Warnings in the confluence log when indexing/reindexing a csv file attachment.

1 2 3 4 5 WARN [Indexer: 1] [bonnie.search.extractor.BaseAttachmentContentExtractor] addFields Error indexing attachment (Attachment: meta_mailinfo_sec01.csv v.1 (59509056) g6922) com.atlassian.bonnie.search.extractor.ExtractorException: Error reading content of Excel document: Invalid header signature; read 0x6D453B74726F6853, expected 0xE11AB1A1E011CFD0 at com.atlassian.confluence.extra.officeconnector.index.excel.ExcelTextExtractor.extractText(ExcelTextExtractor.java:103) at com.atlassian.bonnie.search.extractor.BaseAttachmentContentExtractor.addFields(BaseAttachmentContentExtractor.java:40) ...

Cause

In Confluence versions before 3.5.11, when a user uploaded a csv file, it was marked as having Content-Type application/vnd.ms-excel, so the ExcelTextExtractor is used to index it. Since it's not a Excel file, ExcelTextExtractor cannot index it and will log an warning message.

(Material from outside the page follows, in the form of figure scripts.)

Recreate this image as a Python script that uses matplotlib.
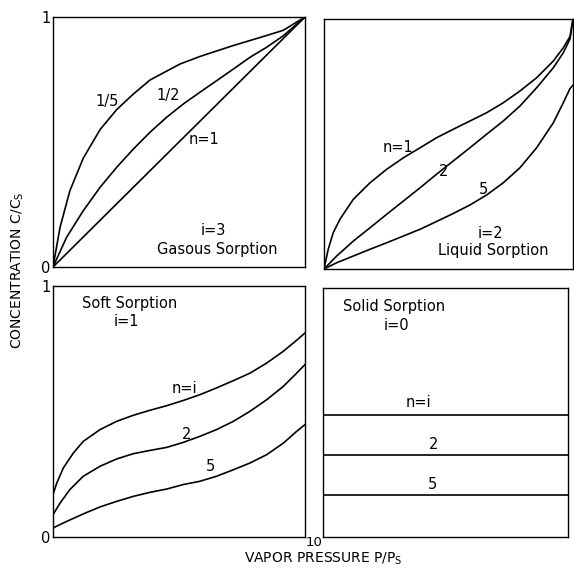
import matplotlib
matplotlib.use("Agg")
import matplotlib.pyplot as plt

# ---- data ----
# Gaseous sorption (i=3)
gas_x15 = [0.0, 0.028, 0.067, 0.12, 0.187, 0.253, 0.319, 0.385, 0.504,
           0.583, 0.649, 0.716, 0.782, 0.848, 0.914, 1.0]
gas_n15 = [0.0, 0.159, 0.305, 0.435, 0.55, 0.63, 0.692, 0.748, 0.812,
           0.842, 0.864, 0.886, 0.906, 0.926, 0.947, 1.0]
gas_x12 = [0.0, 0.054, 0.12, 0.187, 0.253, 0.319, 0.385, 0.451, 0.517,
           0.583, 0.649, 0.716, 0.782, 0.848, 0.914, 1.0]
gas_n12 = [0.0, 0.119, 0.225, 0.319, 0.399, 0.472, 0.539, 0.599, 0.652,
           0.699, 0.745, 0.792, 0.839, 0.879, 0.925, 1.0]
gas_x1 = [0.0, 1.0]
gas_n1 = [0.0, 1.0]

# Liquid sorption (i=2)
liq_x1 = [0.0, 0.017, 0.037, 0.064, 0.118, 0.185, 0.252, 0.319, 0.386, 0.452,
          0.519, 0.586, 0.653, 0.72, 0.787, 0.854, 0.921, 0.961, 0.988, 1.0]
liq_n1 = [0.0, 0.079, 0.145, 0.199, 0.279, 0.345, 0.399, 0.445, 0.485, 0.525,
          0.559, 0.592, 0.625, 0.665, 0.712, 0.765, 0.832, 0.885, 0.93, 1.0]
liq_x2 = [0.0, 0.051, 0.118, 0.185, 0.252, 0.319, 0.386, 0.452, 0.519, 0.586,
          0.653, 0.72, 0.787, 0.854, 0.921, 0.961, 0.988, 1.0]
liq_n2 = [0.0, 0.052, 0.112, 0.165, 0.219, 0.272, 0.325, 0.379, 0.432, 0.485,
          0.539, 0.592, 0.652, 0.725, 0.805, 0.865, 0.92, 1.0]
liq_x5 = [0.0, 0.051, 0.118, 0.185, 0.252, 0.319, 0.386, 0.452, 0.519, 0.586,
          0.653, 0.72, 0.787, 0.854, 0.921, 0.961, 0.988, 1.0]
liq_n5 = [0.0, 0.025, 0.052, 0.079, 0.105, 0.132, 0.159, 0.19, 0.222, 0.256,
          0.296, 0.345, 0.405, 0.485, 0.585, 0.665, 0.722, 0.735]

# Soft sorption (i=1)
soft_x = [0.0, 0.015, 0.041, 0.081, 0.12, 0.187, 0.253, 0.319, 0.385, 0.451,
          0.517, 0.583, 0.649, 0.716, 0.782, 0.848, 0.914, 0.967, 1.0]
soft_n1 = [0.169, 0.215, 0.275, 0.335, 0.381, 0.428, 0.461, 0.485, 0.505, 0.523,
           0.544, 0.567, 0.594, 0.623, 0.653, 0.693, 0.74, 0.784, 0.813]
soft_x2 = [0.0, 0.028, 0.067, 0.12, 0.187, 0.253, 0.319, 0.385, 0.451, 0.517,
           0.583, 0.649, 0.716, 0.782, 0.848, 0.914, 0.967, 1.0]
soft_n2 = [0.089, 0.135, 0.189, 0.242, 0.282, 0.311, 0.332, 0.345, 0.357, 0.377,
           0.401, 0.428, 0.461, 0.501, 0.547, 0.6, 0.653, 0.687]
soft_x5 = [0.0, 0.054, 0.12, 0.187, 0.253, 0.319, 0.385, 0.451, 0.517, 0.583,
           0.649, 0.716, 0.782, 0.848, 0.914, 0.967, 1.0]
soft_n5 = [0.036, 0.062, 0.092, 0.12, 0.142, 0.162, 0.178, 0.191, 0.209, 0.222,
           0.242, 0.268, 0.295, 0.328, 0.374, 0.421, 0.448]

# Solid sorption (i=0): constant levels
solid_x = [0.0, 1.0]
solid_levels = [0.49, 0.33, 0.17]

W, H = 574, 569
plt.rcParams['font.family'] = ['DejaVu Sans']
fig = plt.figure(figsize=(W / 100, H / 100), dpi=100)

def mk(l, r, t, b):
    return fig.add_axes([l / W, 1 - b / H, (r - l) / W, (b - t) / H])

ax_tl = mk(53, 305, 17, 267)
ax_tr = mk(324, 573, 19, 269)
ax_bl = mk(53, 305, 286, 537)
ax_br = mk(323, 568, 288, 537)

for ax in (ax_tl, ax_tr, ax_bl, ax_br):
    ax.set_xlim(0, 1)
    ax.set_ylim(0, 1)
    ax.set_xticks([])
    ax.set_yticks([])
    for s in ax.spines.values():
        s.set_linewidth(1.0)
        s.set_color('black')

lw = 1.2
fs = 10.5
k = dict(color='black', fontsize=fs, ha='center', va='center')

# top-left
ax_tl.plot(gas_x15, gas_n15, color='black', lw=lw)
ax_tl.plot(gas_x12, gas_n12, color='black', lw=lw)
ax_tl.plot(gas_x1, gas_n1, color='black', lw=lw)
ax_tl.text(0.214, 0.664, '1/5', **k)
ax_tl.text(0.458, 0.685, '1/2', **k)
ax_tl.text(0.60, 0.511, 'n=1', **k)
ax_tl.text(0.635, 0.145, 'i=3', **k)
ax_tl.text(0.65, 0.07, 'Gasous Sorption', **k)
ax_tl.set_yticks([0, 1])
ax_tl.set_yticklabels(['0', '1'], fontsize=fs)
ax_tl.tick_params(axis='y', length=0, pad=2)

# top-right
ax_tr.plot(liq_x1, liq_n1, color='black', lw=lw)
ax_tr.plot(liq_x2, liq_n2, color='black', lw=lw)
ax_tr.plot(liq_x5, liq_n5, color='black', lw=lw)
ax_tr.text(0.297, 0.488, 'n=1', **k)
ax_tr.text(0.48, 0.39, '2', **k)
ax_tr.text(0.64, 0.316, '5', **k)
ax_tr.text(0.67, 0.14, 'i=2', **k)
ax_tr.text(0.68, 0.072, 'Liquid Sorption', **k)

# bottom-left
ax_bl.plot(soft_x, soft_n1, color='black', lw=lw)
ax_bl.plot(soft_x2, soft_n2, color='black', lw=lw)
ax_bl.plot(soft_x5, soft_n5, color='black', lw=lw)
ax_bl.text(0.306, 0.929, 'Soft Sorption', **k)
ax_bl.text(0.292, 0.86, 'i=1', **k)
ax_bl.text(0.52, 0.59, 'n=i', **k)
ax_bl.text(0.53, 0.41, '2', **k)
ax_bl.text(0.623, 0.279, '5', **k)
ax_bl.set_yticks([0, 1])
ax_bl.set_yticklabels(['0', '1'], fontsize=fs)
ax_bl.tick_params(axis='y', length=0, pad=2)

# bottom-right
for lev in solid_levels:
    ax_br.plot(solid_x, [lev, lev], color='black', lw=lw)
ax_br.text(0.29, 0.924, 'Solid Sorption', **k)
ax_br.text(0.30, 0.85, 'i=0', **k)
ax_br.text(0.39, 0.54, 'n=i', **k)
ax_br.text(0.45, 0.37, '2', **k)
ax_br.text(0.445, 0.21, '5', **k)

# shared labels
fig.text(314 / W, 1 - 542 / H, '10', ha='center', va='center', fontsize=9.5)
fig.text(323 / W, 1 - 559 / H, 'VAPOR PRESSURE P/P$_\\mathregular{S}$',
         ha='center', va='center', fontsize=10)
fig.text(18 / W, 1 - 270 / H, 'CONCENTRATION C/C$_\\mathregular{S}$',
         ha='center', va='center', rotation=90, fontsize=10)

fig.savefig('out.png', dpi=100, facecolor='white')
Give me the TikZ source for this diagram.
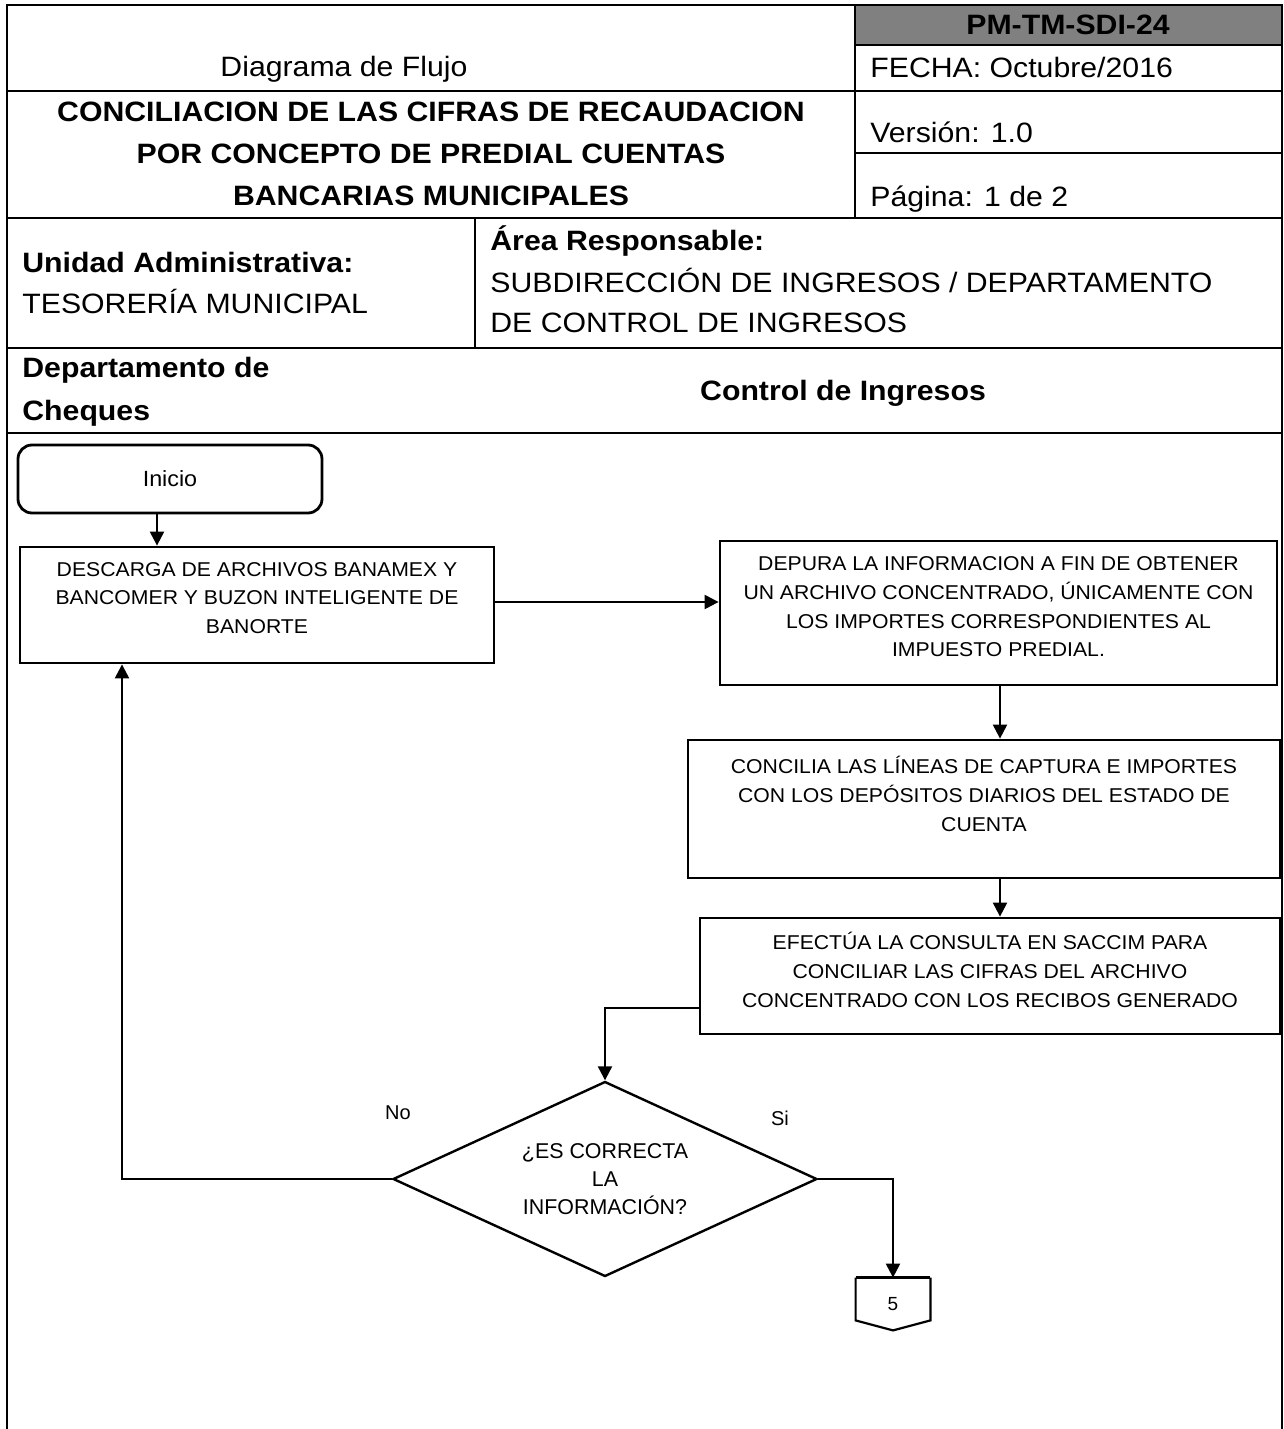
\documentclass[tikz,border=0pt]{standalone}
\usepackage{fontspec}
\setmainfont[FakeStretch=1.06]{Liberation Sans}
\newfontfamily\hfont[FakeStretch=1.08]{Liberation Sans}
\newfontfamily\plainfont{Liberation Sans}
\usetikzlibrary{arrows.meta,shapes.geometric,calc}
\begin{document}
\begin{tikzpicture}[x=0.5pt,y=-0.5pt,
  frame/.style={line width=1.4pt},
  hdr/.style={font=\hfont\fontsize{14}{21}\selectfont, inner sep=0pt},
  hdrb/.style={font=\hfont\bfseries\fontsize{14}{21}\selectfont, inner sep=0pt},
  box/.style={draw, line width=1.4pt, rectangle, inner sep=0pt},
  btxt/.style={font=\fontsize{10}{14.3}\selectfont, align=center, inner sep=0pt},
  lbl/.style={font=\plainfont\fontsize{10}{12}\selectfont, inner sep=0pt},
  arr/.style={line width=1.1pt, -{Triangle[length=7pt,width=7pt]}},
  conn/.style={line width=1.1pt}]
\useasboundingbox (0,0) rectangle (1284,1429);

% header grid
\fill[gray] (855,5) rectangle (1282,45);
\draw[frame] (7,1429) -- (7,5) -- (1282,5) -- (1282,1429);
\draw[frame] (855,45) -- (1282,45);
\draw[frame] (7,91) -- (1282,91);
\draw[frame] (855,153) -- (1282,153);
\draw[frame] (7,218) -- (1282,218);
\draw[frame] (7,348) -- (1282,348);
\draw[frame] (7,433) -- (1282,433);
\draw[frame] (855,5) -- (855,218);
\draw[frame] (475,218) -- (475,348);

% header texts
\node[hdr, anchor=base] (tipo) at (344,77) {Diagrama de Flujo};
\node[hdrb, align=center] (titulo) at (431,154) {CONCILIACION DE LAS CIFRAS DE RECAUDACION\\POR CONCEPTO DE PREDIAL CUENTAS\\BANCARIAS MUNICIPALES};
\node[hdrb, anchor=base] (codigo) at (1068,35) {PM-TM-SDI-24};
\node[hdr, anchor=base west] (fecha) at (870,78) {FECHA: Octubre/2016};
\node[hdr, anchor=base west] (version) at (870,142) {Versión: 1.0};
\node[hdr, anchor=base west] (pagina) at (870,206) {Página: 1 de 2};
\node[hdrb, anchor=base west] (unidad) at (22,272) {Unidad Administrativa:};
\node[hdr, anchor=base west] (tesoreria) at (22,313) {TESORERÍA MUNICIPAL};
\node[hdrb, anchor=base west] (area) at (490,250) {Área Responsable:};
\node[hdr, anchor=base west] (area1) at (490,292) {SUBDIRECCIÓN DE INGRESOS / DEPARTAMENTO};
\node[hdr, anchor=base west] (area2) at (490,332) {DE CONTROL DE INGRESOS};
\node[hdrb, anchor=base west] (dep1) at (22,377) {Departamento de};
\node[hdrb, anchor=base west] (dep2) at (22,420) {Cheques};
\node[hdrb, anchor=base] (ctrl) at (843,400) {Control de Ingresos};

% flow
\node[draw, rounded corners=7pt, line width=1.4pt, minimum width=152pt, minimum height=34pt, inner sep=0pt, font=\fontsize{11}{12}\selectfont] (ini) at (170,479) {Inicio};

\node[box, minimum width=237pt, minimum height=58pt] (b1) at (257,605) {};
\node[btxt] (t1) at (257,598) {DESCARGA DE ARCHIVOS BANAMEX Y\\BANCOMER Y BUZON INTELIGENTE DE\\BANORTE};

\node[box, minimum width=278.5pt, minimum height=72pt] (b2) at (998.5,613) {};
\node[btxt] (t2) at (998.5,607) {DEPURA LA INFORMACION A FIN DE OBTENER\\UN ARCHIVO CONCENTRADO, ÚNICAMENTE CON\\LOS IMPORTES CORRESPONDIENTES AL\\IMPUESTO PREDIAL.};

\node[box, minimum width=296pt, minimum height=69pt] (b3) at (984,809) {};
\node[btxt] (t3) at (984,794) {CONCILIA LAS LÍNEAS DE CAPTURA E IMPORTES\\CON LOS DEPÓSITOS DIARIOS DEL ESTADO DE\\CUENTA};

\node[box, minimum width=290pt, minimum height=58pt] (b4) at (990,976) {};
\node[btxt] (t4) at (990,970) {EFECTÚA LA CONSULTA EN SACCIM PARA\\CONCILIAR LAS CIFRAS DEL ARCHIVO\\CONCENTRADO CON LOS RECIBOS GENERADO};

\node[draw, diamond, line width=1.2pt, minimum width=212pt, minimum height=97.5pt, inner sep=0pt, aspect=2.17, align=center, font=\plainfont\fontsize{10.7}{14}\selectfont] (dec) at (605,1179) {¿ES CORRECTA\\LA\\INFORMACIÓN?};

\node[minimum width=37pt, minimum height=26pt, inner sep=0pt, font=\plainfont\fontsize{9.5}{10}\selectfont] (off) at (893,1304) {5};
\draw[line width=1.1pt] (off.north west) -- ([yshift=5pt]off.south west) -- (off.south) -- ([yshift=5pt]off.south east) -- (off.north east);
\draw[line width=1.8pt] (off.north west) -- (off.north east);

\node[lbl] (no) at (398,1113) {No};
\node[lbl] (si) at (780,1118) {Si};

% connectors
\draw[arr] ([xshift=-6.5pt]ini.south) -- ([xshift=-6.5pt]ini.south |- b1.north);
\draw[arr] ([yshift=1.5pt]b1.east) -- ([yshift=1.5pt]b1.east -| b2.west);
\draw[arr] ([xshift=0.75pt]b2.south) -- ([xshift=0.75pt]b2.south |- b3.north);
\draw[arr] ([xshift=0.75pt]b2.south |- b3.south) -- ([xshift=0.75pt]b2.south |- b4.north);
\draw[arr] ([yshift=-16pt]b4.west) -| (dec.north);
\coordinate (lp) at (122,1177);
\draw[arr] (dec.west) -| (lp |- b1.south);
\draw[arr] (dec.east) -| (off.north);
\end{tikzpicture}
\end{document}
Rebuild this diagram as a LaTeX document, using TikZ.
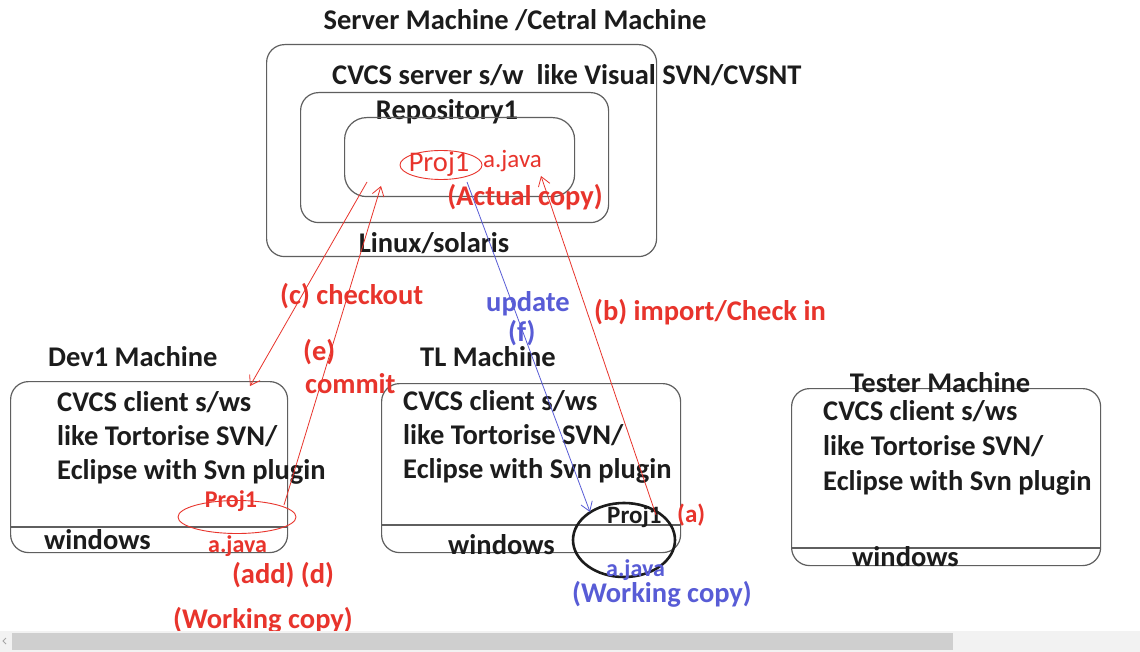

This issue has been fixed in Confluence since version 3.5.11 so when user uploads new CSV files, those warning messages will not appear any longer. But for those old CSV files which still have the incorrect Content-type, when Confluence performs a re-index those warning messages still occur.

Resolution

Atlassian Support Offerings

The following approaches that involves SQL queries are beyond Atlassian Support Offerings. Please note that Atlassian does not support direct database INSERT, UPDATE or DELETE queries, as they can easily lead to data integrity problems. Atlassian will not be held liable for any errors or other unexpected events resulting from the use of the following SQL queries.

Backup your Database

Always backup your data before performing any modifications to the database.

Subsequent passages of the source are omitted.